Tive que explicar que o medo nunca foi um problema pra quem é convicto do que quer.

Contei que antes, consultamos umas pessoas, fizemos umas contas numa planilha do Excel, arrumamos um outro bico de fotógrafos, botamos a mão na massa no que precisava colocar e conseguimos, com a energia da nossa juventude, patrocinar de maneira milagrosa boa parte dessa loucura de unir-se. Não me arrependo de nada.

Anos depois, um golpe. Forte. De derrubar campeões. Tive outro encontro forçado com a coragem. Descobri que não existe amor imbatível, infinito e ilimitado. 

Até mesmo os amores que se dão bem podem um dia não existirem mais, não resistirem viver mais com objetivos distintos, e por melhor que tudo pareça estar, algumas coisas podem sair do controle.

Mas e a tal coragem? Meu amigo, se você soubesse a coragem que tem que ter para deixar um amor de anos ir embora, não me perguntaria nunca mais sobre isso.

 — É barra, né?, exclamou um deles.

Foi ai que contei que ao invés de choramingar pelos cantos, tratei de guardar as melhores lembranças, frases, momentos e tratei de invocar a coragem para deixar as muitas bagagens que carregava de lado.
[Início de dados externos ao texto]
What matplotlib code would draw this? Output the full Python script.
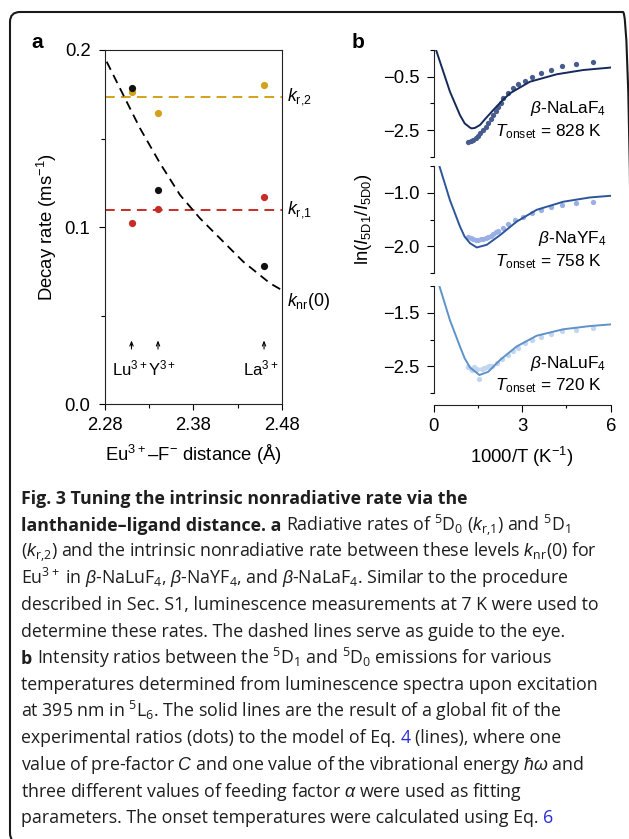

Disse a eles que o amor me deu um soco forte, mas nunca tive medo de apanhar, que ele sempre perdia para minha convicção, que eu nunca achei que fosse ganhar todas as lutas, mas que sabia o que queria.

Eu já tinha falado uns 10 minutos. Tá, talvez 20. Lembre-me de dar mais uma gole no copo que agora tava quase em temperatura ambiente. Viro tudo que tava nele e repito o sinal pedindo mais.

Faço silêncio imaginando que, nessa altura do papo, eles havia cansado de me ouvir. A menina da ponta da mesa deflagra: 

— Ah, e também,  infelizmente, teve aquele dia, né? Sabe do que estou falando..

Dou um pequeno sorriso e falo: 

 — É, o dia que perdi uma das melhores pessoas da minha vida.

 Recontei a história toda. E eles ficaram me olhando sem saber o que dizer.

Tive que concluir: 

 — Entende? Depois de tudo isso, amigo, ia ter medo de que? De ser mal interpretado? De ser julgado por uma simples opinião? De deixar de falar de algo que acredito? De como vão me avaliar quando falo das coisas que sou convicto? De ter sido casado? Do meu passado? Da solidão? Da sensação de fracasso? Do medo do que estão por vir? De ter minhas percepções sobre Deus e a fé? De falar sobre meu olhar político do mundo? Da morte? Medo de gente que nem sequer sabe o que pensa? 

O que ninguém te fala sobre não ter medo de ser a si mesmo é que para ter coragem, têm que ter vivido um pouco, sofrido muito e encontrado consigo mesmo neste caminho.

Eu me dei conta que não tinha mais medo de muita coisa. Finalizei explicando para eles que, hoje, eu posso apontar para cada um que se esconde atrás da sua falta de atrevimento e sustentar a minha insolência, patrocinar a minha ousadia e invocar a minha petulância, porque eu, finalmente, sou um ex-covarde. Conforme Nelson dizia.